## START Supplied information

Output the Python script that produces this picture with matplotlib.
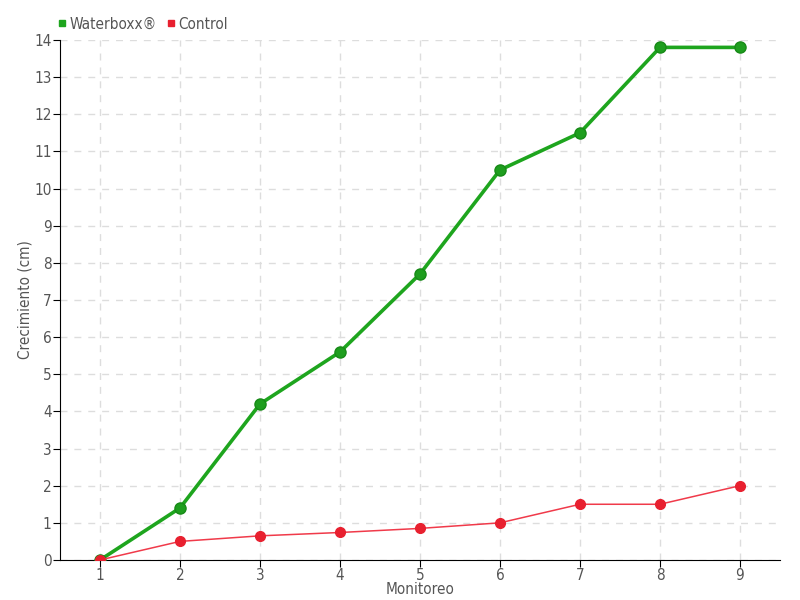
import matplotlib
matplotlib.use("Agg")
import matplotlib.pyplot as plt
from matplotlib.lines import Line2D

monitoreo = [1, 2, 3, 4, 5, 6, 7, 8, 9]
waterboxx = [0, 1.4, 4.2, 5.6, 7.7, 10.5, 11.5, 13.8, 13.8]
control = [0, 0.5, 0.65, 0.74, 0.85, 1.0, 1.5, 1.5, 2.0]
yticks = list(range(0, 15))

plt.rcParams['font.family'] = ['DejaVu Sans']
plt.rcParams['font.stretch'] = 'condensed'
txt = '#555555'

fig = plt.figure(figsize=(8, 6), dpi=100)
ax = fig.add_axes([0.075, 0.0667, 0.9, 0.8667])

ax.plot(monitoreo, waterboxx, color='#1ea51e', lw=2.6, marker='o', ms=8,
        markerfacecolor='#1e9e1e', markeredgecolor='#178a17', zorder=3)
ax.plot(monitoreo, control, color='#f03a4a', lw=1.1, marker='o', ms=7,
        markerfacecolor='#e8202f', markeredgecolor='#e8202f', zorder=4)

ax.set_xlim(0.5, 9.5)
ax.set_ylim(0, 14)
ax.set_xticks(monitoreo)
ax.set_yticks(yticks)
ax.grid(True, color='#dddddd', linestyle=(0, (5, 5)), lw=1)
ax.set_axisbelow(True)
for s in ['top', 'right']:
    ax.spines[s].set_visible(False)
ax.spines['left'].set_color('black')
ax.spines['bottom'].set_color('black')
ax.tick_params(axis='both', colors='black', labelcolor=txt, labelsize=11, length=5, direction='out', pad=1)
ax.set_xlabel('Monitoreo', color=txt, fontsize=11, labelpad=-1)
ax.set_ylabel('Crecimiento (cm)', color=txt, fontsize=11, labelpad=1)

handles = [Line2D([], [], marker='s', color='none', markerfacecolor='#1ea51e', markeredgecolor='#1ea51e', ms=5),
           Line2D([], [], marker='s', color='none', markerfacecolor='#e8202f', markeredgecolor='#e8202f', ms=5)]
leg = fig.legend(handles, ['Waterboxx®', 'Control'], loc='upper left', bbox_to_anchor=(0.055, 0.995),
                 ncol=2, frameon=False, fontsize=11, handlelength=0.6, handletextpad=0.2, columnspacing=0.6)
for t in leg.get_texts():
    t.set_color(txt)

fig.savefig('out.png', dpi=100)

## END Supplied information

• Exercise brief: Give back exactly the lines from the first line of the data through the line with "markerfacecolor='#e8202f', markeredgecolor='#e8202f', zorder=4)", pictures excluded.

• Solution for this problem:
Output the Python script that produces this picture with matplotlib.
import matplotlib
matplotlib.use("Agg")
import matplotlib.pyplot as plt
from matplotlib.lines import Line2D

monitoreo = [1, 2, 3, 4, 5, 6, 7, 8, 9]
waterboxx = [0, 1.4, 4.2, 5.6, 7.7, 10.5, 11.5, 13.8, 13.8]
control = [0, 0.5, 0.65, 0.74, 0.85, 1.0, 1.5, 1.5, 2.0]
yticks = list(range(0, 15))

plt.rcParams['font.family'] = ['DejaVu Sans']
plt.rcParams['font.stretch'] = 'condensed'
txt = '#555555'

fig = plt.figure(figsize=(8, 6), dpi=100)
ax = fig.add_axes([0.075, 0.0667, 0.9, 0.8667])

ax.plot(monitoreo, waterboxx, color='#1ea51e', lw=2.6, marker='o', ms=8,
        markerfacecolor='#1e9e1e', markeredgecolor='#178a17', zorder=3)
ax.plot(monitoreo, control, color='#f03a4a', lw=1.1, marker='o', ms=7,
        markerfacecolor='#e8202f', markeredgecolor='#e8202f', zorder=4)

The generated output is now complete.